Dr, Okonjo-Iweala said the lesson to take away from this year‘s IMF/World Bank meeting, where Nigeria‘s economic policies which yielded the high growth rate was commended, is that the nation must continue its prudent resources management policy and build buffer since the uncertainty in the global economy has persisted.
She said that a situation where even developed economies are passing through a lot of difficulties is enough to make Nigeria to be more careful with her resources, and even be more prudent.
Prudent  management policy
Her words: “What we saw here from these meetings, the analysis of both the International Monetary Fund and the World Bank, as well as the assessment of the Finance Ministers and Central Bank Governors is that the global economy is still faced with a lot of uncertainties.
“You (journalists) heard it yourselves. There is a lot of uncertainties globally and that is the reality. We are not the ones saying to make it look gloomy.  There is still uncertainty, there is still fragility. Even in the US where there appears to be a little hope because employment figures have gone up a little bit, there is still a fragility because of the slow recovery.
The Governor of the Central Bank of Nigeria, Mallam Sanusi Lamido Sanusi, said there is no guarantee that oil price will remain high throughout the year.
“Oil price was at $141 per barrel and it came down to under $40 per barrel. Anybody that says it cannot happen is just talking rubbish”.

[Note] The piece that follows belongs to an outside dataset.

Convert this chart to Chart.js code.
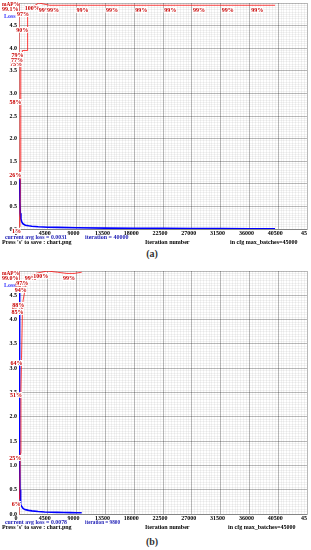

“It can happen. It is a commodity. All it will take is one shock. One trend in market sentiment and that is it. All the expectations that in Q2 people will make a lot of money in the capital market, they know what happened in China, Brazil and India. It happened in Russia. They made money in Q1 and went and put money in Q2 and they lost the money. So why do we think that oil prices will hold firm in Q3, nobody can guarantee and therefore you have to make sure that we have a reserve in the event of a collapse in the oil prices”, he said.
According to Sanusi, the economic performance would be stronger and leave less attention to the oil revenue once the on-going reforms begin to yield results.
“We panic at oil prices because the structural reforms have not happened yet. Once they happen. Once it gets to a level where it is no longer important, for instance, you don’t need foreign exchange to import food, you don’t need to import petroleum products because you have your own refineries and you are generating money from manufactured products, you will not care about oil prices,” he said.